* start Data section *

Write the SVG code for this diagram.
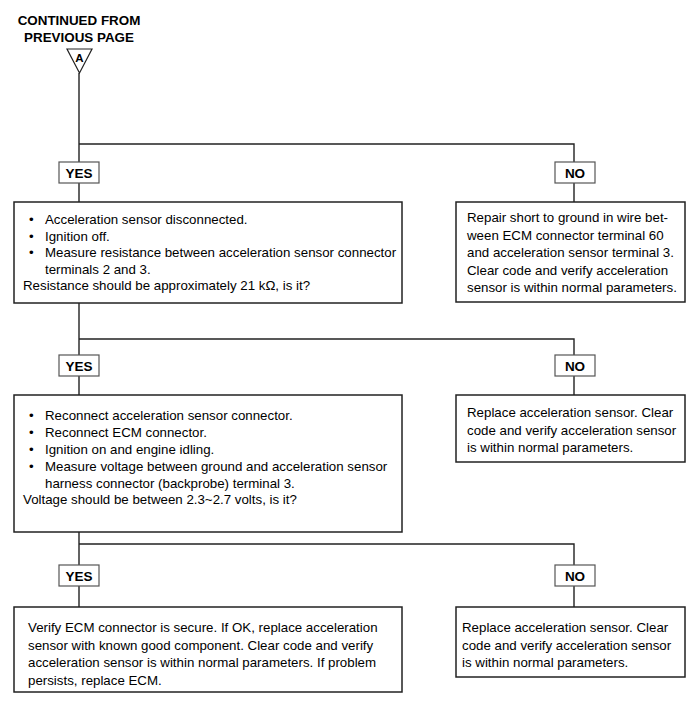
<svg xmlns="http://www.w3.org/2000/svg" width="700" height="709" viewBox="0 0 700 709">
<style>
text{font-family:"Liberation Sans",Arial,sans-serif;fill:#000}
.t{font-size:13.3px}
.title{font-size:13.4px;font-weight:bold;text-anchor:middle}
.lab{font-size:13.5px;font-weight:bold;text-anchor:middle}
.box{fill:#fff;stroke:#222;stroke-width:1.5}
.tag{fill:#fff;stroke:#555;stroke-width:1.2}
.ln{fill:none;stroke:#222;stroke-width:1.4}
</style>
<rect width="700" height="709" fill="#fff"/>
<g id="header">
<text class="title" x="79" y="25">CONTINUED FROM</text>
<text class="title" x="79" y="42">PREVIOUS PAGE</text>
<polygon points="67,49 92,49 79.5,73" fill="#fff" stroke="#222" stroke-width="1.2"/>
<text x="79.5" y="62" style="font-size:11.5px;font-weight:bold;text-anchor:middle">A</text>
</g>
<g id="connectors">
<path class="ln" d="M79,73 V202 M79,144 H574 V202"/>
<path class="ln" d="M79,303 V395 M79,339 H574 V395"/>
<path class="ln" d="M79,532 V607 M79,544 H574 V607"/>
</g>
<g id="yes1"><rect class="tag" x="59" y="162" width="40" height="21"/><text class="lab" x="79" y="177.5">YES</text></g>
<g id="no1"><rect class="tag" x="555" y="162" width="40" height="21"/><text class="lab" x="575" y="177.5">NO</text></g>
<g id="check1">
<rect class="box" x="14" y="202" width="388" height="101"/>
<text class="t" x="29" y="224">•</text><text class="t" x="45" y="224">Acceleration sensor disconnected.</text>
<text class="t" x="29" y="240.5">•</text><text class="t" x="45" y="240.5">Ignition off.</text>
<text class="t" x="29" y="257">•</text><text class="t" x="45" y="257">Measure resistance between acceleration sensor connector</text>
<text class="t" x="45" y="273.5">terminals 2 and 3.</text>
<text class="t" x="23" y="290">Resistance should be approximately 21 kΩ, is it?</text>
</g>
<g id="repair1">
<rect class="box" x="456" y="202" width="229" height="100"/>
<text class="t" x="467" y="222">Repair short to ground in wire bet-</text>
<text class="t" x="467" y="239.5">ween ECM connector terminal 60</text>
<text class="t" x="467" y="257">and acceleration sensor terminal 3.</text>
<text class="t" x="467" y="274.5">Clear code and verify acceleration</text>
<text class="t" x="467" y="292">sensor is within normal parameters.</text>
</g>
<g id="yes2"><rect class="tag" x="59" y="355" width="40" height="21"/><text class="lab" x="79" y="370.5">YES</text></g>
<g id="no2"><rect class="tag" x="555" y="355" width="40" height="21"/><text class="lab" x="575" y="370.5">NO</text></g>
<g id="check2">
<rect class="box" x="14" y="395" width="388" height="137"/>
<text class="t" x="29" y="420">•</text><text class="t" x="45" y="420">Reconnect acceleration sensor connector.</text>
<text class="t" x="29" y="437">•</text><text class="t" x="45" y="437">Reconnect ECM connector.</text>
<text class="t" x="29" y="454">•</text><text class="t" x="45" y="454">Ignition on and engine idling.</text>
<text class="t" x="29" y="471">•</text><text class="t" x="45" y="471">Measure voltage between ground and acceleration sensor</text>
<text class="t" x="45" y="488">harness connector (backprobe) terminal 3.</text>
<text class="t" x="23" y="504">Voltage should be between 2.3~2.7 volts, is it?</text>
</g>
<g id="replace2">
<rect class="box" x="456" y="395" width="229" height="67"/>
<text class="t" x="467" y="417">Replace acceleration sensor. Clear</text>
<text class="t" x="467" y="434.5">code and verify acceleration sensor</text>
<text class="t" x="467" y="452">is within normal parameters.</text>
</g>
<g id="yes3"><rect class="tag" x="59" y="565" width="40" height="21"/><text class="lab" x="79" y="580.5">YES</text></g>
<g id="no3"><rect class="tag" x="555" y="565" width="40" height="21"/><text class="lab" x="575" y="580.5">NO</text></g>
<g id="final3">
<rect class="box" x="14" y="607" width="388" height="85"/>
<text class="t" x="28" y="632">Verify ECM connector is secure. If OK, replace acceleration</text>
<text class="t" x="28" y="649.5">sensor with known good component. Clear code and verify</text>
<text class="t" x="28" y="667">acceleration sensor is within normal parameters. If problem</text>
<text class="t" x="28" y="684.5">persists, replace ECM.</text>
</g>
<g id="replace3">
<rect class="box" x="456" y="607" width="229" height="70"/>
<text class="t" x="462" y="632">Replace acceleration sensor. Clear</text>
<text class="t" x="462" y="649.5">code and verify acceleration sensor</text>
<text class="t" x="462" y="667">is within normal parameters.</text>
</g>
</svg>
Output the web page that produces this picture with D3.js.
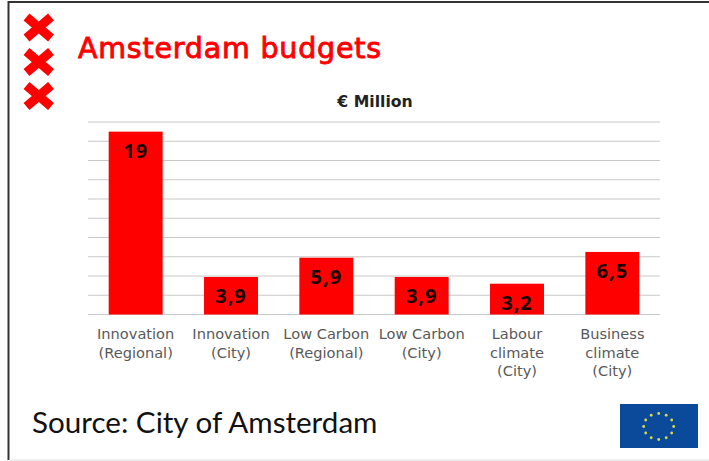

* end Data section *
* start Data section *

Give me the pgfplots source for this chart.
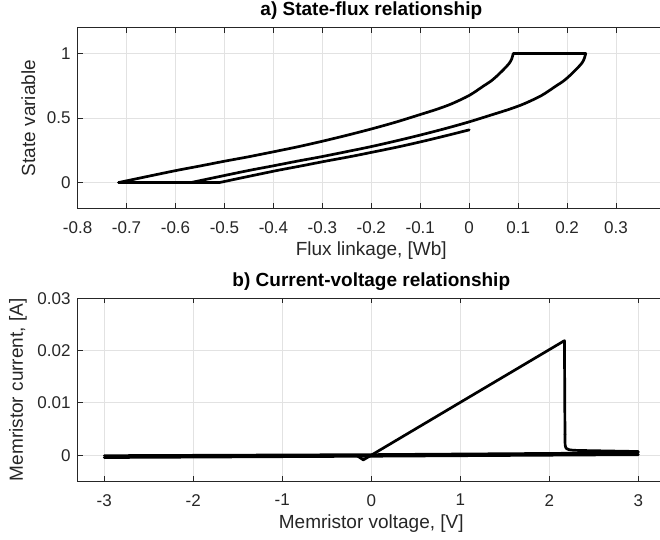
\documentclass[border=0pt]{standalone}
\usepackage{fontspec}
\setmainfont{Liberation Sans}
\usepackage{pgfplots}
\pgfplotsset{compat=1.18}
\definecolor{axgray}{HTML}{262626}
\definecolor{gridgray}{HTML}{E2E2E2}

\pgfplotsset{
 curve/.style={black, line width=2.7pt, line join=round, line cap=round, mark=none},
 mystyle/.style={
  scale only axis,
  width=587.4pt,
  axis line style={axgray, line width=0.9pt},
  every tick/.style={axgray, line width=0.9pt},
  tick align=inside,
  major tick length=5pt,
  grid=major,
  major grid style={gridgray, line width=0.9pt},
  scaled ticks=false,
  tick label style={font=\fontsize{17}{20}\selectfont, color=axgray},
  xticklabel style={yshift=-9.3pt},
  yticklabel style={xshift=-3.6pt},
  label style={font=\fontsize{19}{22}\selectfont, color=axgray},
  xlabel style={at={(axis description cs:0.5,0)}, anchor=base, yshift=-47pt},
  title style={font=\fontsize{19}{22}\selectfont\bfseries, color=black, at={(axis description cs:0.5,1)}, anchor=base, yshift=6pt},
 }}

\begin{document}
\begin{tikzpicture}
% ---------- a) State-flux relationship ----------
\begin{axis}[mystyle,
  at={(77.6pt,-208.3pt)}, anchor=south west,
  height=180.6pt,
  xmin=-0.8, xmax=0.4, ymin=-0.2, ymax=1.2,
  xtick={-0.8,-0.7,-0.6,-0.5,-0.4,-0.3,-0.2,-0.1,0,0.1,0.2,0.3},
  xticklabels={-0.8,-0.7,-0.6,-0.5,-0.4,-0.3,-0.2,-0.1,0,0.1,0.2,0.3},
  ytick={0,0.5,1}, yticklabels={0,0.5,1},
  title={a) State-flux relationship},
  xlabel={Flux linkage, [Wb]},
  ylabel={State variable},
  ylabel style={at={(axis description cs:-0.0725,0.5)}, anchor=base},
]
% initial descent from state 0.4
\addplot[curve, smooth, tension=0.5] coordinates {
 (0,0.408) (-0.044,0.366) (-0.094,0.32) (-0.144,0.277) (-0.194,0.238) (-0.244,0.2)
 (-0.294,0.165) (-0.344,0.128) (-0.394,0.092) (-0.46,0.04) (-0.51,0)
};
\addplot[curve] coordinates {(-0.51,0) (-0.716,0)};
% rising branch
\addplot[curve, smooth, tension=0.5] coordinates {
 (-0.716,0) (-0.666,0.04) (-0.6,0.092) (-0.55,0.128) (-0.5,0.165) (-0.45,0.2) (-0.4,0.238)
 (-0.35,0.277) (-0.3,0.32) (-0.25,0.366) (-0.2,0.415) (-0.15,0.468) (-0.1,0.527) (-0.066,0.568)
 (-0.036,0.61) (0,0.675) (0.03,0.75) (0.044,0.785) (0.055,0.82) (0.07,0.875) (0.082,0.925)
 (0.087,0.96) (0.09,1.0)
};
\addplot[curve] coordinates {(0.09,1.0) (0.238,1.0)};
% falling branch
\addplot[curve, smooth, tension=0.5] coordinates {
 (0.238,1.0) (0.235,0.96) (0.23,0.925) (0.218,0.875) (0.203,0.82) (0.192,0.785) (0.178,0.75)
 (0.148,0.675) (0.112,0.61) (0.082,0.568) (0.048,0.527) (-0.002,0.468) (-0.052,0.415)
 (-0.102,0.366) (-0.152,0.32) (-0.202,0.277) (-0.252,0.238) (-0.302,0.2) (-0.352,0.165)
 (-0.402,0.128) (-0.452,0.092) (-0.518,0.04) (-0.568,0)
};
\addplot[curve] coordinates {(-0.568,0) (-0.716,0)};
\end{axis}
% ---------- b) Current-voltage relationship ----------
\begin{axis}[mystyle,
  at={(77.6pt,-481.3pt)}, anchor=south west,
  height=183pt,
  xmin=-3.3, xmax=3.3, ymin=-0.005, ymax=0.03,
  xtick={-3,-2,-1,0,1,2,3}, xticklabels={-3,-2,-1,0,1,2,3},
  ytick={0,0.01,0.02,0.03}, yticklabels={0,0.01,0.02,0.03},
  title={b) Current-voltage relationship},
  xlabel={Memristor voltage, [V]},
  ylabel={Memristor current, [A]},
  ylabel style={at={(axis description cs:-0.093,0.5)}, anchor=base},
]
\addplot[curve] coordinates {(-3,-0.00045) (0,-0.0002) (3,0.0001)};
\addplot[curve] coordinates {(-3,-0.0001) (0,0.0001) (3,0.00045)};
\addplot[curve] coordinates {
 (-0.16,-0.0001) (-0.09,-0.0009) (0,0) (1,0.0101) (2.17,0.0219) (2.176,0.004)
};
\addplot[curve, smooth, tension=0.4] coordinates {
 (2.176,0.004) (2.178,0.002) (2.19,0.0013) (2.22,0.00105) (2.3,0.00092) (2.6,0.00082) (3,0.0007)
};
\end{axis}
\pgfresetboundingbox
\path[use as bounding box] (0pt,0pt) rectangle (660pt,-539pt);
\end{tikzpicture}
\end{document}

* end Data section *

[Direction] From the records above, pick out and copy each line holding the word "code".

[Expected answer]
Write the SVG code for this diagram.
<text class="t" x="467" y="274.5">Clear code and verify acceleration</text>
<text class="t" x="467" y="434.5">code and verify acceleration sensor</text>
<text class="t" x="28" y="649.5">sensor with known good component. Clear code and verify</text>
<text class="t" x="462" y="649.5">code and verify acceleration sensor</text>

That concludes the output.